Redding’s 95-minute show has found interesting ways to blend the performer’s original music within the storytelling structure of Bloody Elle. This is not a traditional musical with book and lyrics, and instead, Redding uses both approaches to cut across one another, interrupting the protagonist’s songs with the beginning of the next scene as characters such as Elle’s mother disturb her reverie and, likewise, uses music as a fundamental part of Elle’s identity, expressing the deeper emotions emerging from her relationship with Eve and conveying those to the audience.
The characterisation in Bloody Elle is one of its greatest assets with Redding bringing to life a great cast of comedy colleagues including a laddish love rival, a quiet but thoughtful friend and the pot washer who loves the drama. And the feeling of youthful verve, of this group working and partying together, is very well drawn, as is the love of the city and the satisfaction Elle feels with her life until Eve comes along.
Focusing on Elle’s perspective, Redding captures the thrill and fear of first love, the physical stirring of emotions and the wells of disappointment it generates, the fragility of that feeling and how easy it is to break. That is well balanced with the nervousness of developing same-sex feelings when everyone around her is demonstrably homophobic, and there is sensitivity in Bloody Elle about the difficulty of coming out and the effect of those tentative experiences.

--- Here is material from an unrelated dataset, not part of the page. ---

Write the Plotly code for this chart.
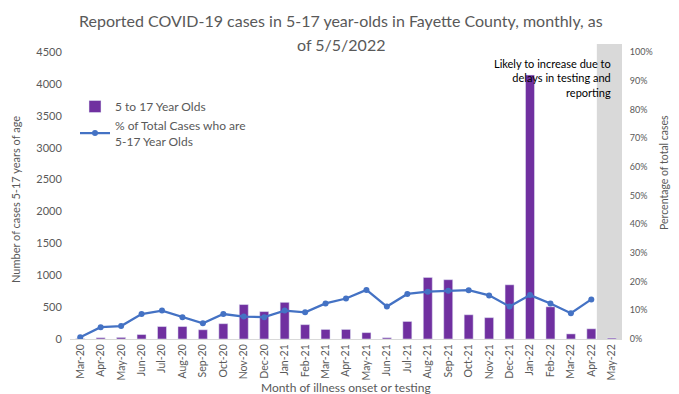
import plotly.graph_objects as go

months = ["Mar-20","Apr-20","May-20","Jun-20","Jul-20","Aug-20","Sep-20","Oct-20","Nov-20","Dec-20",
          "Jan-21","Feb-21","Mar-21","Apr-21","May-21","Jun-21","Jul-21","Aug-21","Sep-21","Oct-21",
          "Nov-21","Dec-21","Jan-22","Feb-22","Mar-22","Apr-22","May-22"]
cases = [5, 20, 25, 70, 195, 195, 145, 240, 540, 430,
         575, 225, 150, 150, 100, 20, 275, 965, 930, 380,
         335, 850, 4140, 505, 80, 160, 15]
pct = [0.006, 0.041, 0.045, 0.087, 0.099, 0.076, 0.055, 0.087, 0.078, 0.076,
       0.099, 0.093, 0.124, 0.141, 0.171, 0.113, 0.157, 0.165, 0.168, 0.170,
       0.152, 0.113, 0.153, 0.124, 0.090, 0.138, None]

grey = "#595959"
OFF = 8  # page body margin
W, H = 679 - OFF, 394 - OFF
# plot area in window pixels: x 70..622, y 52..339
L = 70 - OFF
T = 52 - OFF
R = W - (622 - OFF)
B = H - (339 - OFF)
PH = H - T - B
PW = W - L - R

def px_x(x):  # window px -> paper
    return (x - 70) / PW

def px_y(y):
    return (339 - y) / PH

fig = go.Figure()
fig.add_trace(go.Bar(x=months, y=cases, name="5 to 17 Year Olds", marker_color="#7030A0",
                     width=0.44, yaxis="y"))
fig.add_trace(go.Scatter(x=months, y=pct, name="% of Total Cases who are<br>5-17 Year Olds",
                         mode="lines+markers", line=dict(color="#4472C4", width=2.25),
                         marker=dict(size=6, color="#4472C4"), yaxis="y2"))

fig.add_shape(type="rect", xref="x", yref="paper", x0=25.27, x1=26.5, y0=0, y1=px_y(44),
              fillcolor="#D9D9D9", line_width=0, layer="below")

fig.add_annotation(text="Likely to increase due to<br>delays in testing and<br>reporting",
                   xref="paper", yref="paper", x=px_x(613), y=px_y(55),
                   xanchor="right", yanchor="top", align="right", showarrow=False,
                   font=dict(family="Lato", size=11, color="#000000"))

# title lines
for txt, yc in [("Reported COVID-19 cases in 5-17 year-olds in Fayette County, monthly, as", 20),
                ("of 5/5/2022", 44)]:
    fig.add_annotation(text=txt, xref="paper", yref="paper", x=px_x(341), y=px_y(yc),
                       xanchor="center", yanchor="middle", showarrow=False,
                       font=dict(family="Lato", size=16, color=grey))

# axis titles
fig.add_annotation(text="Number of cases 5-17 years of age", xref="paper", yref="paper",
                   x=px_x(15), y=px_y(200), xanchor="center", yanchor="middle", textangle=-90,
                   showarrow=False, font=dict(family="Lato", size=11, color=grey))
fig.add_annotation(text="Percentage of total cases", xref="paper", yref="paper",
                   x=px_x(664), y=px_y(172), xanchor="center", yanchor="middle", textangle=-90,
                   showarrow=False, font=dict(family="Lato", size=10.5, color=grey))
fig.add_annotation(text="Month of illness onset or testing", xref="paper", yref="paper",
                   x=px_x(346), y=px_y(387), xanchor="center", yanchor="middle",
                   showarrow=False, font=dict(family="Lato", size=12, color=grey))

fig.update_layout(
    width=W, height=H,
    margin=dict(l=L, r=R, t=T, b=B),
    paper_bgcolor="white", plot_bgcolor="white",
    font=dict(family="Lato", color=grey),
    xaxis=dict(type="category", tickangle=-90, tickfont=dict(size=10.5, color=grey),
               showgrid=False, showline=True, linecolor="#D9D9D9", ticks="",
               range=[-0.5, 26.5], automargin=False),
    yaxis=dict(range=[0, 4500], dtick=500, showgrid=False, zeroline=False, automargin=False,
               ticks="outside", ticklen=5, tickcolor="rgba(0,0,0,0)",
               tickfont=dict(size=11, color=grey)),
    yaxis2=dict(range=[0, 1], dtick=0.1, tickformat=".0%", overlaying="y", side="right",
                ticks="outside", ticklen=5, tickcolor="rgba(0,0,0,0)",
                showgrid=False, zeroline=False, automargin=False, tickfont=dict(size=9, color=grey)),
    legend=dict(x=px_x(75), y=px_y(92), xanchor="left", yanchor="top",
                bgcolor="rgba(0,0,0,0)", font=dict(size=12, color=grey), tracegroupgap=8,
                itemwidth=30),
    showlegend=True,
    bargap=0.5,
)

fig.write_html("out.html")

But the show struggles to make Eve a convincing love interest either in Elle’s descriptions of her or the performance of her character. The story never provides a convincing reason why someone like Eve would take a job in the restaurant and the surface presentation of her as well-spoken with a big house and a big future never fully squares with the implied rebelliousness that brings the pair together. For all the investment, excitement and pain that Elle feels, ultimately Eve is just never real enough to the audience to justify the play’s 95-minute running time.
First performed at the Royal Exchange in 2021 and transferring to the 2022 Edinburgh Fringe, Redding has taken a simplified story and inventively woven music around it, creating a warm and likeable central character whose story is full of pathos. But it becomes a one-sided love affair in more ways than one.